Based on feedback from CME member companies and our partner organizations across the Canadian Manufacturing Coalition, we have identified four broad, overarching priorities that need to be followed in the upcoming NAFTA renegotiations. These are:

  1. Do no harm to the current business environment: North America's deeply integrated manufacturing sector leverages the individual strengths of each NAFTA partner to innovate, collaborate and compete globally.
  2. Eliminate barriers to trade within NAFTA: Eliminating remaining barriers to trade will improve operational efficiencies; decrease the cost of doing business and enhance global competitiveness. As part of this process, internal trade facilitation rules, including customs processes and regulatory alignment, need to be strengthened.
  3. Modernize and expand the agreement: An enhanced NAFTA that covers more sectors and products, eliminates remaining barriers to trade and investment, leverages the opportunities created by technological advances, and protects against the creation of future barriers will stimulate growth and prosperity. 
  4. Leverage NAFTA for common approaches to trade with outside countries: The deep level of integration in North American manufacturing requires a coordinated approach to dealing with mutual threats from unfair trading practices from outside the NAFTA region. 
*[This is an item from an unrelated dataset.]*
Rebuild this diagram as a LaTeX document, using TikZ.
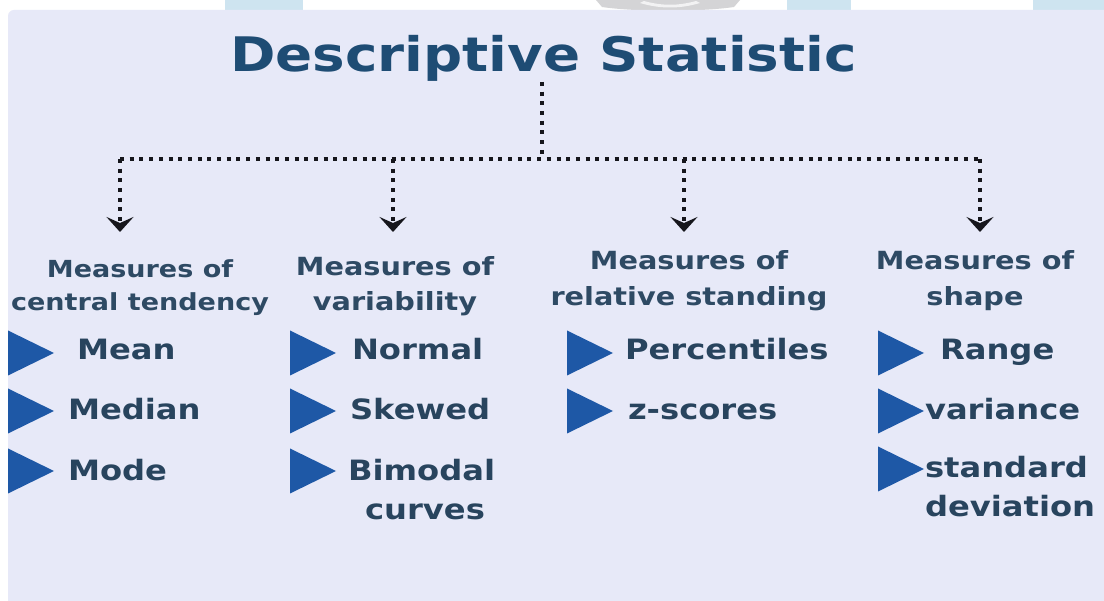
\documentclass[tikz,border=0pt]{standalone}
\usepackage{fontspec}
\setmainfont{DejaVu Sans}[FakeStretch=1.15]
\usepackage{tikz}
\usetikzlibrary{arrows.meta,positioning,calc}
\definecolor{panelbg}{RGB}{231,233,248}
\definecolor{titleblue}{RGB}{30,76,116}
\definecolor{headslate}{RGB}{46,74,100}
\definecolor{itemslate}{RGB}{40,68,94}
\definecolor{triblue}{RGB}{30,88,166}
\definecolor{dotblack}{RGB}{22,22,28}
\definecolor{wmblue}{RGB}{206,228,240}
\definecolor{wmgray}{RGB}{212,212,214}

\begin{document}
\begin{tikzpicture}[x=1pt,y=-1pt,
  every node/.style={inner sep=0pt,outer sep=0pt},
  title/.style={font=\fontsize{47.6}{56}\selectfont\bfseries,text=titleblue,anchor=base},
  head/.style={font=\fontsize{25}{30}\selectfont\bfseries,text=headslate,anchor=base},
  headsm/.style={head,font=\fontsize{23.5}{28}\selectfont\bfseries},
  item/.style={font=\fontsize{28}{33}\selectfont\bfseries,text=itemslate,anchor=base west},
  tri/.style={fill=triblue},
  dotline/.style={draw=dotblack,line width=4.8pt,dash pattern=on 4pt off 5.7pt},
  dotarrow/.style={dotline,-{Stealth[length=15pt,width=27pt,inset=6pt]}}
]
\useasboundingbox (0,0) rectangle (1104,601);
% white strip with faint watermark bits
\fill[white] (0,0) rectangle (1104,601);
\fill[wmblue] (225,0) rectangle (303,10);
\fill[wmblue] (787,0) rectangle (851,10);
\fill[wmblue] (1033,0) rectangle (1104,10);
\fill[wmgray] (596,0) -- (740,0) -- (734,7) .. controls (700,12) and (636,12) .. (602,7) -- cycle;
\fill[white!70!wmgray] (640,3) .. controls (660,9) and (680,9) .. (700,3) -- (696,1) .. controls (678,6) and (662,6) .. (644,1) -- cycle;
% panel
\fill[panelbg,rounded corners=6pt] (8,10) rectangle (1110,610);

% title
\node[title] (title) at (543.5,72) {Descriptive Statistic};

% dotted tree
\coordinate (jn) at (542,159);
\coordinate (b1) at (120,159);
\coordinate (b2) at (393,159);
\coordinate (b3) at (684,159);
\coordinate (b4) at (980,159);
\foreach \k in {1,...,4}
  \coordinate (t\k) at ($(b\k)+(0,73)$);
\draw[dotline] (jn |- title.south) -- (jn);
\draw[dotline] (b1) -- (b4);
\foreach \k in {1,...,4}
  \draw[dotarrow] (b\k) -- (t\k);

% headings
\node[headsm] (h1a) at (140,278) {Measures of};
\node[headsm] (h1b) at (140,311) {central tendency};
\node[head]   (h2a) at (395,276) {Measures of};
\node[head]   (h2b) at (395,311) {variability};
\node[head]   (h3a) at (689,270) {Measures of};
\node[head]   (h3b) at (689,306) {relative standing};
\node[head]   (h4a) at (975,270) {Measures of};
\node[head]   (h4b) at (975,306) {shape};

% bullets
\foreach \tx/\ty in {8/353,8/411,8/471,290/353,290/411,290/471,
                     567/353,567/411,878/353,878/411,878/469}
  \fill[tri] (\tx,\ty-22.5) -- (\tx+46,\ty) -- (\tx,\ty+22.5) -- cycle;

% items
\foreach \nd/\tx/\ty/\lbl in {m1/77/360/Mean,m2/68/420/Median,m3/68/481/Mode,
                              v1/352/360/Normal,v2/350/420/Skewed,v3/348/481/Bimodal,
                              r1/625/360/Percentiles,r2/628/420/z-scores,
                              s1/940/360/Range,s2/925/420/variance,s3/925/478/standard}
  \node[item] (\nd) at (\tx,\ty) {\lbl};
\node[item,anchor=base] (v3b) at (425,520) {curves};
\node[item] (s3b) at (925,517) {deviation};
\end{tikzpicture}
\end{document}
Within each of those priority areas, Canadian manufacturers have identified specific recommendations that will lead to an improved agreement that facilitates trade, investment and manufacturing activity across North America.

Specific Recommendations from Canadian Manufacturers

  1. Ensure NAFTA renegotiation results in maintaining at least the same degree of access into and from the Mexican and US markets that Canadian manufacturers currently enjoy.
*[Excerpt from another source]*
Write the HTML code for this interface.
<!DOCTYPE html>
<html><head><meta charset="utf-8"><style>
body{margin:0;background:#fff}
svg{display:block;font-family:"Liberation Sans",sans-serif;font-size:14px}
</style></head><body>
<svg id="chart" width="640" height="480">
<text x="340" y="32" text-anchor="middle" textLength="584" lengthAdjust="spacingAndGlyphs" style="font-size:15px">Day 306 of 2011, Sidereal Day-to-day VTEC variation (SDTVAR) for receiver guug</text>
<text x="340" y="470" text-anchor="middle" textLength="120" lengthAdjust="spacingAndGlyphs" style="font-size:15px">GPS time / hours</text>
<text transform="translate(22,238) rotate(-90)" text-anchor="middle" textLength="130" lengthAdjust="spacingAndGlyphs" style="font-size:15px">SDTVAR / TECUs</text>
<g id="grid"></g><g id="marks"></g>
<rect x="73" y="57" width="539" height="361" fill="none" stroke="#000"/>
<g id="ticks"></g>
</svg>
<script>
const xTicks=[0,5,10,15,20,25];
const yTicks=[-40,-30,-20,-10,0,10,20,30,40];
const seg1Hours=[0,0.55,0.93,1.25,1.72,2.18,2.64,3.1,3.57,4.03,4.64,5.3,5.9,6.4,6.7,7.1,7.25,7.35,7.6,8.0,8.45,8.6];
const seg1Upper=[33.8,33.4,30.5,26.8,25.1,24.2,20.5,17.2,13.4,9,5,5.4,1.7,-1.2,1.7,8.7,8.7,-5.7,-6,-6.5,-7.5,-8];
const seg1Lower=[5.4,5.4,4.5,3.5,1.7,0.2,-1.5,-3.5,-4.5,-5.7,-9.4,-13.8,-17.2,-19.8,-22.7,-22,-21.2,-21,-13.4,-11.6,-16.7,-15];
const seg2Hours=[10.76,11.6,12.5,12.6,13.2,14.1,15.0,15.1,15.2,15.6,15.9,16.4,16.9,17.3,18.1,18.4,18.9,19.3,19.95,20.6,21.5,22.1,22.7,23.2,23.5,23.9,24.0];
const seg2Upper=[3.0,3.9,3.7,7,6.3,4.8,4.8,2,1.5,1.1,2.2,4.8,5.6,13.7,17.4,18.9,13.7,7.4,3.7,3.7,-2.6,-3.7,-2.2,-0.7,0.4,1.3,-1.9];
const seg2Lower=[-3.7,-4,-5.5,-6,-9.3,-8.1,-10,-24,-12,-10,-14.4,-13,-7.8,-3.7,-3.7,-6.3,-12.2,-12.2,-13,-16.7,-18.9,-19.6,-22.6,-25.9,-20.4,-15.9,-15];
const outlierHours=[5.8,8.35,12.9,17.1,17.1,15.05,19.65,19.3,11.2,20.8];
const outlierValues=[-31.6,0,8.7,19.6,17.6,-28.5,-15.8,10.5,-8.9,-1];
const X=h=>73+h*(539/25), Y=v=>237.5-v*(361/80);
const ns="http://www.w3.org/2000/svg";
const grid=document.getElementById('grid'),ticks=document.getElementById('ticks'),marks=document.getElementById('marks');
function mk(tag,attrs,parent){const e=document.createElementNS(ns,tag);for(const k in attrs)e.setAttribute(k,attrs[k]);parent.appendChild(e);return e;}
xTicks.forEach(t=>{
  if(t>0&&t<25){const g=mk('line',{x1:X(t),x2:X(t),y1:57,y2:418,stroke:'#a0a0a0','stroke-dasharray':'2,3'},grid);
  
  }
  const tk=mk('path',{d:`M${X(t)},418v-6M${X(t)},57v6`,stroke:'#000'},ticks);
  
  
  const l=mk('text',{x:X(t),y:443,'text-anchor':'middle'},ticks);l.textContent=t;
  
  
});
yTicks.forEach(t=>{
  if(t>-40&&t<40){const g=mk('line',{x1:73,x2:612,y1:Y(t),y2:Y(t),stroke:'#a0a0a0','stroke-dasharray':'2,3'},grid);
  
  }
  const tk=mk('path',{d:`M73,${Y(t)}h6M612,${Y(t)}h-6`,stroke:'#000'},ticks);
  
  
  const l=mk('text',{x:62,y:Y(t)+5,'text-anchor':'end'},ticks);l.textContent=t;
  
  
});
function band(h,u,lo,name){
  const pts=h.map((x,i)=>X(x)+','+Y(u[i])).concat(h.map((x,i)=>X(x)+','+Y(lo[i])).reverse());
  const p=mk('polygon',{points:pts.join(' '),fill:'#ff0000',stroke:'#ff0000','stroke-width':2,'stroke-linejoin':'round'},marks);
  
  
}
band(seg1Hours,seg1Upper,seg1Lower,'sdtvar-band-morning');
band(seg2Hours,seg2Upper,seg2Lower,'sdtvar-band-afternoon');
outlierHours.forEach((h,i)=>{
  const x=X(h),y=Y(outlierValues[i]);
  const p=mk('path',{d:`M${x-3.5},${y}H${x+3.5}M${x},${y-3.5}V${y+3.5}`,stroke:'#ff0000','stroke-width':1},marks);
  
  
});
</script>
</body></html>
  2. Update, modernize and coordinate customs procedures to reflect current business realities; and better leverage technology to reduce administrative burdens, increase security and speed border crossing times. 
  3. Strengthen regulatory cooperation to allow products to be designed, tested and produced once and sold across the region without additional regulatory approvals.
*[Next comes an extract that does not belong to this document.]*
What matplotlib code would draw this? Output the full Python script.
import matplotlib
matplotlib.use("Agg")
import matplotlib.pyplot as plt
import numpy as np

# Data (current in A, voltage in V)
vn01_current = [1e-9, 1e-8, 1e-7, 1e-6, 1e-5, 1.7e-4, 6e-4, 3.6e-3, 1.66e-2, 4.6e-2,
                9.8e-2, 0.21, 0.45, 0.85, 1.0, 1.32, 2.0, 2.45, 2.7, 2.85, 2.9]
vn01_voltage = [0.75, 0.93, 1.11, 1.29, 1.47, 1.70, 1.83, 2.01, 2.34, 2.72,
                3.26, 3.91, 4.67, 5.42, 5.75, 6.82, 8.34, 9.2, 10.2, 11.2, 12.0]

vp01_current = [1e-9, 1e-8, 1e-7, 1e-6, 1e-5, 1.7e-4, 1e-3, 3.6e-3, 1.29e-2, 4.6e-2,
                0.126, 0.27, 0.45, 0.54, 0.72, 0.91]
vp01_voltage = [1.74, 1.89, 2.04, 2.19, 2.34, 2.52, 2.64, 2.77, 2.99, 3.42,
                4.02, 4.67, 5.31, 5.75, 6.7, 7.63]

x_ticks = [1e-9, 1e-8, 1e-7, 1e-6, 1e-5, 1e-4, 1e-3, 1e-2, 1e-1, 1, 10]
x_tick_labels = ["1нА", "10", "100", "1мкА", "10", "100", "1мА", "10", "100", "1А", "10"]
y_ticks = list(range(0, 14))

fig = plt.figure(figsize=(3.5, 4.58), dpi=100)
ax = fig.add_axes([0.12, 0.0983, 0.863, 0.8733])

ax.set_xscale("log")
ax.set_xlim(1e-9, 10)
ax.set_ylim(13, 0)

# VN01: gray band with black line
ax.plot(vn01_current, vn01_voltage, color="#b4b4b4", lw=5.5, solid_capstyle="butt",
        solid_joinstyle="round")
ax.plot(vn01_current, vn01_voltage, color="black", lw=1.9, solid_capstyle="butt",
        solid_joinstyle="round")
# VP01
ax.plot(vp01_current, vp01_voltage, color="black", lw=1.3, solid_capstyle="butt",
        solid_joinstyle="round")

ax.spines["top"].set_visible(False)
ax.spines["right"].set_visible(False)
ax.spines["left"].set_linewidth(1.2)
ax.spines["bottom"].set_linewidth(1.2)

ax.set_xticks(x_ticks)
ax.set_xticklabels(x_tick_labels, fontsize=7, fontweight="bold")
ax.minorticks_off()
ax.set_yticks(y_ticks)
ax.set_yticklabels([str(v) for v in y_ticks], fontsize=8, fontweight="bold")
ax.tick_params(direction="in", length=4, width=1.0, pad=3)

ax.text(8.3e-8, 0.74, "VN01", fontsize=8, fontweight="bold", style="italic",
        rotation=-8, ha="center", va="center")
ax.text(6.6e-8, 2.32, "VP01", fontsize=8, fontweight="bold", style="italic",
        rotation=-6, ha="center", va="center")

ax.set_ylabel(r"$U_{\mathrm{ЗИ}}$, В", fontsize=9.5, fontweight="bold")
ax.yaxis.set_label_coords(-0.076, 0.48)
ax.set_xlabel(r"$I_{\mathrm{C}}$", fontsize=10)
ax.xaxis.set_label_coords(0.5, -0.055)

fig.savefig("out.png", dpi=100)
  4. Expand and update the range of business professionals, including skilled workers, permitted to move freely within NAFTA without administrative reporting requirements. 
  5. Establish a joint strategic trade infrastructure committee with appropriate committed funding to coordinate investments in internal and external trade infrastructure.
  6. Enhance Chapter 19 dispute resolution processes by eliminating Article 1902 and replacing it with a common North American approach to defining what constitutes an actionable trade offense. 
  7. Expand NAFTA's Trade in Services chapter by using the framework TPP agreement to broaden and deepen Canada's commitments to eliminate existing and potentially future exclusions.
  8. Using the TPP agreement's Digital Trade chapter as a model, create a new chapter within NAFTA to support growth in the digital economy and manufacturing. 
  9. Except in cases that fall under existing national security exemptions, completely eliminate all national and sub-national government procurement restrictions under NAFTA to allow for the free flow of goods, services and technologies.
  10. Work with the US and Mexico to develop a common North American approach to addressing unfair trading practices from outside the region - an approach that specifically addresses industry concerns about currency manipulation, illegal substitution and dumping. 
  11. Work with the US and Mexico to develop a common approach to eliminating non-tariff barriers in non-NAFTA countries. In addition, develop a unified approach to raising regulatory, environmental and labour standards outside NAFTA to North American standards.